One of the jargon buzz words at SXSWi this year that kept cropping up was “Thought Leader“. It amused me greatly as it really doesn’t mean anything more than someone who has ideas which some other people listen to and in the online world where everyone is famous for 15 people such things are incredibly relative. I might be a thought leader to some regular readers of my blog but I’m not to countless others.
But it did get me thinking a little bit, especially as I started looking for new Twitter streams to follow. Without going through the long process of checking links and judging blogs, how could I tell if these people were worth checking out? I found myself gravitating towards the stats box on the sidebar. As an example, here’s mine:
Here you can see I’ve got a Twitter ratio of 53:91 which could be represented thus:

Now, my thinking is that one can only deal with following a certain number of people before it gets unmanageable which keeps the pointless collecting of “friends” which plagues the likes of MySpace at bay. I peg this at around 50, because that’s where I’m at, but let’s have a look at someone I learned stuff from who is probably leading my thoughts. Alex Hillman has a ratio of 325:922 which looks like this:

This implies he’s more of a thought leader than me but is still within my realm and thus someone I can talk to as a peer. Which is about right.
How about old school a-list blogger Anil Dash with 232:2599?

Certainly someone I can learn from but not necessarily a peer. Which, when I met him, was sort of how it played out. He was lovely and gave me some handy tips but, for whatever reason, we didn’t exactly bond. (And that’s not a problem in the slightest, I hasten to add!)
Of course none of this means anything at all – I’m just playing around. But when we look at these stats boxes we do use them to make lazy if useful judgements. A band on MySpace will be measured by how many “friends” they have, for example, and as I’m getting more people following me who I don’t know and, on checking them out, feel no need to follow, it does strike me as a way to measure my “success”.
But yeah, this is really as useful as quoting visitor stats for websites. Sure, you’ve got 100,000 uniques a day but who are they? What value to they bring? And what are they visiting you for? That’s the stuff that really matters.

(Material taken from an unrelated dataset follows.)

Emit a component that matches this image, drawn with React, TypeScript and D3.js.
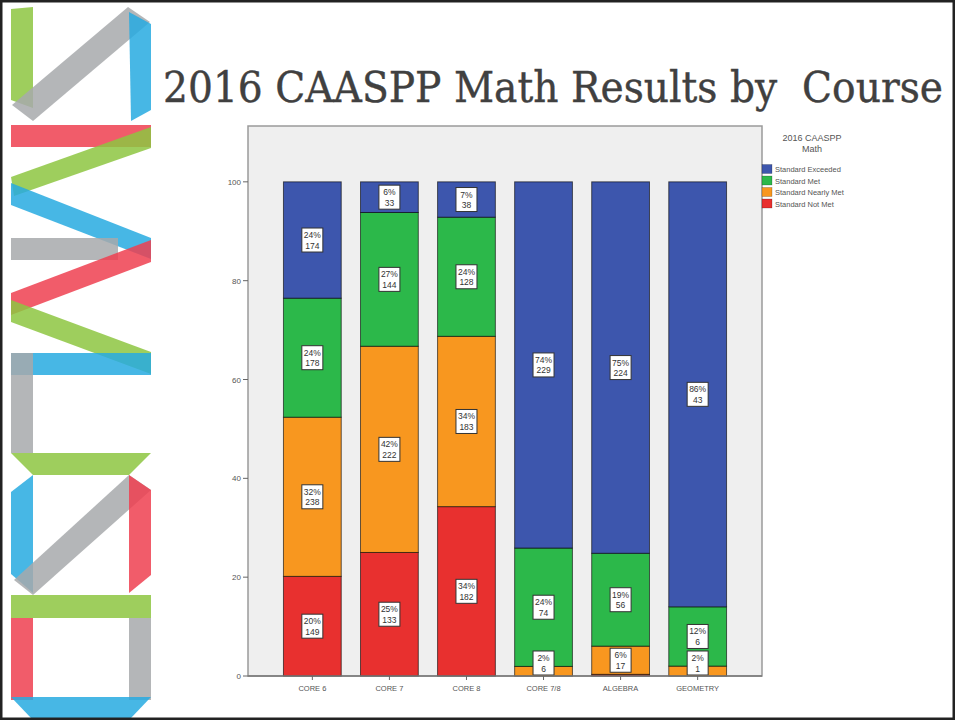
import { useEffect, useRef, useState } from 'react';
import * as d3 from 'd3';

// Counts per course, one array per performance level
const courses = ['CORE 6', 'CORE 7', 'CORE 8', 'CORE 7/8', 'ALGEBRA', 'GEOMETRY'];
const levels = ['Standard Exceeded', 'Standard Met', 'Standard Nearly Met', 'Standard Not Met'];
const notMet = [149, 133, 182, 0, 1, 0];
const nearlyMet = [238, 222, 183, 6, 17, 1];
const met = [178, 144, 128, 74, 56, 6];
const exceeded = [174, 33, 38, 229, 224, 43];
const yTicks = [0, 20, 40, 60, 80, 100];

const levelColors: Record<string, string> = {
  'Standard Exceeded': '#3d56ad',
  'Standard Met': '#2cb84a',
  'Standard Nearly Met': '#f8971f',
  'Standard Not Met': '#e8302f',
};

// decorative slide logo on the left edge
const LOGO = [
  { c: '#8dc641', p: '11,9 33,7 33,108 11,100' },
  { c: '#a7a9ac', p: '12,105 128,7 150,22 33,121' },
  { c: '#27aae1', p: '129,12 151,24 151,110 131,121' },
  { c: '#ef4050', p: '11,125 151,125 151,147 11,147' },
  { c: '#8dc641', p: '151,127 151,148 14,196 11,177' },
  { c: '#27aae1', p: '11,183 151,238 151,259 11,205' },
  { c: '#a7a9ac', p: '11,238 118,238 118,260 11,260' },
  { c: '#ef4050', p: '151,240 151,262 11,315 11,293' },
  { c: '#8dc641', p: '11,300 151,352 151,374 11,322' },
  { c: '#27aae1', p: '11,353 151,353 151,375 11,375' },
  { c: '#a7a9ac', p: '11,353 33,353 33,453 11,453' },
  { c: '#8dc641', p: '11,453 151,453 129,475 33,475' },
  { c: '#27aae1', p: '11,492 33,475 33,593 11,574' },
  { c: '#a7a9ac', p: '14,580 129,475 151,490 33,595' },
  { c: '#ef4050', p: '129,475 151,490 151,575 129,593' },
  { c: '#8dc641', p: '11,595 151,595 151,618 11,618' },
  { c: '#ef4050', p: '11,618 33,618 33,700 11,700' },
  { c: '#a7a9ac', p: '129,618 151,618 151,700 129,700' },
  { c: '#27aae1', p: '11,697 151,697 131,718 31,718' },
];

const W = 955;
const H = 720;
const plot = { left: 248, top: 126, right: 762, bottom: 676 };
const sans = '"Liberation Sans", Arial, sans-serif';
const TITLE_WIDTH = 780;

export default function App() {
  const titleRef = useRef<SVGTextElement>(null);
  const [titleScale, setTitleScale] = useState(0.9);

  useEffect(() => {
    document.body.style.margin = '0';
    if (titleRef.current) {
      const natural = titleRef.current.getComputedTextLength();
      if (natural > 0) setTitleScale(TITLE_WIDTH / natural);
    }
  }, []);

  const x = d3
    .scaleBand<string>()
    .domain(courses)
    .range([plot.left, plot.right])
    .paddingInner(0.25)
    .paddingOuter(0.46);
  const y = d3.scaleLinear().domain([0, 111.3]).range([plot.bottom, plot.top]);

  const byLevel: Record<string, number[]> = {
    'Standard Not Met': notMet,
    'Standard Nearly Met': nearlyMet,
    'Standard Met': met,
    'Standard Exceeded': exceeded,
  };
  const rows = courses.map((course, i) => {
    const total = notMet[i] + nearlyMet[i] + met[i] + exceeded[i];
    const row: Record<string, any> = { course };
    levels.forEach((l) => {
      row[l] = (byLevel[l][i] / total) * 100;
      row[l + '_n'] = byLevel[l][i];
    });
    return row;
  });
  const stackOrder = ['Standard Not Met', 'Standard Nearly Met', 'Standard Met', 'Standard Exceeded'];
  const series = d3.stack<Record<string, any>>().keys(stackOrder)(rows);

  return (
    <svg width={W} height={H} style={{ display: 'block', background: '#fff' }}>
      {/* logo */}
      <g>
        {LOGO.map((b, i) => (
          <polygon key={i} points={b.p} fill={b.c} opacity={0.85} />
        ))}
      </g>

      {/* title */}
      <g transform={`translate(163,102) scale(${titleScale},1)`}>
        <text
          ref={titleRef}
          x={0}
          y={0}
          fontFamily='"DejaVu Serif", serif'
          fontSize={43}
          fill="#404040"
          stroke="#404040"
          strokeWidth={0.4}
          style={{ whiteSpace: 'pre' }}
        >
          2016 CAASPP Math Results by  Course
        </text>
      </g>

      {/* plot frame */}
      <rect
        x={plot.left}
        y={plot.top}
        width={plot.right - plot.left}
        height={plot.bottom - plot.top}
        fill="#efefef"
        stroke="#9a9a9a"
        strokeWidth={1.5}
      />

      {/* y axis */}
      <g fontFamily={sans} fontSize={8} fill="#555">
        {yTicks.map((t) => (
          <g key={t}>
            <line x1={plot.left - 5} x2={plot.left} y1={y(t)} y2={y(t)} stroke="#666" />
            <text x={plot.left - 7} y={y(t) + 3} textAnchor="end">
              {t}
            </text>
          </g>
        ))}
      </g>

      {/* bars */}
      {series.map((s) => (
        <g key={s.key} fill={levelColors[s.key]}>
          {s.map((d, i) =>
            d[1] - d[0] > 0 ? (
              <rect
                key={i}
                x={x(courses[i])}
                y={y(d[1])}
                width={x.bandwidth()}
                height={y(d[0]) - y(d[1])}
                stroke="rgba(0,0,0,0.6)"
                strokeWidth={1}
              />
            ) : null
          )}
        </g>
      ))}

      {/* segment labels */}
      {series.map((s) =>
        s.map((d, i) => {
          const pct = d[1] - d[0];
          if (pct < 1) return null;
          const cx = (x(courses[i]) ?? 0) + x.bandwidth() / 2;
          const cy = Math.min(y((d[0] + d[1]) / 2), plot.bottom - 13);
          return (
            <g key={s.key + i} fontFamily={sans} fontSize={8.5} fill="#333" textAnchor="middle">
              <rect x={cx - 10.5} y={cy - 12} width={21} height={24} fill="#fff" stroke="#333" strokeWidth={1} />
              <text x={cx} y={cy - 2}>
                {Math.round(pct)}%
              </text>
              <text x={cx} y={cy + 8.5}>
                {d.data[s.key + '_n']}
              </text>
            </g>
          );
        })
      )}

      {/* x axis */}
      <line x1={plot.left} x2={plot.right} y1={plot.bottom} y2={plot.bottom} stroke="#777" strokeWidth={1.5} />
      <g fontFamily={sans} fontSize={7.5} fill="#555" textAnchor="middle">
        {courses.map((c) => {
          const cx = (x(c) ?? 0) + x.bandwidth() / 2;
          return (
            <g key={c}>
              <line x1={cx} x2={cx} y1={plot.bottom} y2={plot.bottom + 4} stroke="#666" />
              <text x={cx} y={plot.bottom + 15}>
                {c}
              </text>
            </g>
          );
        })}
      </g>

      {/* legend */}
      <g fontFamily={sans} fill="#555">
        <text x={812} y={141} fontSize={9} textAnchor="middle">
          2016 CAASPP
        </text>
        <text x={812} y={152} fontSize={9} textAnchor="middle">
          Math
        </text>
        {levels.map((l, i) => (
          <g key={l}>
            <rect x={762} y={164.5 + i * 11.5} width={10} height={9} fill={levelColors[l]} stroke="rgba(0,0,0,0.4)" strokeWidth={0.5} />
            <text x={775} y={172 + i * 11.5} fontSize={7.5}>
              {l}
            </text>
          </g>
        ))}
      </g>

      {/* slide border */}
      <rect x={1.25} y={1.25} width={W - 2.5} height={H - 2.5} fill="none" stroke="#222" strokeWidth={2.5} />
    </svg>
  );
}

Interesting insights, Pete. And for what it’s worth, the kind of interaction you described with me is, for example why I didn’t go to SXSW for a few years — I have a hard time making those real connections with people these days because in some contexts, the ratio of people I know to people who know me is so assymetrical. It’s nobody’s fault but my own, of course, but I do wish that I *could* spend more time learning from, and talking to, folks like you whom I’ve “known” online for years.
There’s also even a real-life social tension to the 10-1 ratio of Twitter followers/followees, because then when I meet people in person, they’ll say “I follow you, how come you don’t follow me?” And it’s hard to explain that, basically, I *can’t* reciprocate with everybody, or the tool would become useless to me.
And as far as “Though Leadership” goes, I don’t know if I’m that full of good ideas, but I do know that the ability to influence people is really constrained by how well you make a real connection with them. It may be that I have too many lightweight, superficial connections to be as successful as a thought leader as I might otherwise hope to be.
Good food for thought!
Echoing what Anil said, i keep my follow list low on purpose…not to be defined as a “thought leader”, but because the value of twitter for me is in my followers, not the people i’m following. What do I mean?
Well an increased number of people im following only dilutes the pool of information I’m trying to receive. The already intense firehose of information becomes so saturated that the entire stream loses value.
On the opposite side, having a large and more importantly, diverse group of followers increases my ability to use twitter as a “lazyweb”, asking questions and getting feedback more relevantly than even google can give me.
The real trouble is what Anil described in that real life social tension. I do not follow everyone back. I have a loose “follow” policy that I try to adhere to to keep things easy for me. What it really comes down to, is, is that person contributing to or initiating conversations that are interesting to me. it has little to do with friendship, really. I’ve got awesome friends. They know who they are. Facebook can manage that…twitter is for something else.
The problem I’ve run into is this: while I find it easy to not follow someone back initially when they follow me…I find it excruciatingly difficult to UNFOLLOW someone. The pain is in the fact that it feels like a mimicked real world social experience of a breakup. When in fact, i dont care any less about the person, their tweets simply have lost relevance to the conversation i need to be focused on *right now*.
This is just one more reason twitter needs groups. Or better relationship management. Or to scale back to the whole model of being a communication platform, and have someone else be the interface that handles the relationship layer.
Thanks for dragging some useful shit out of my ramblings guys!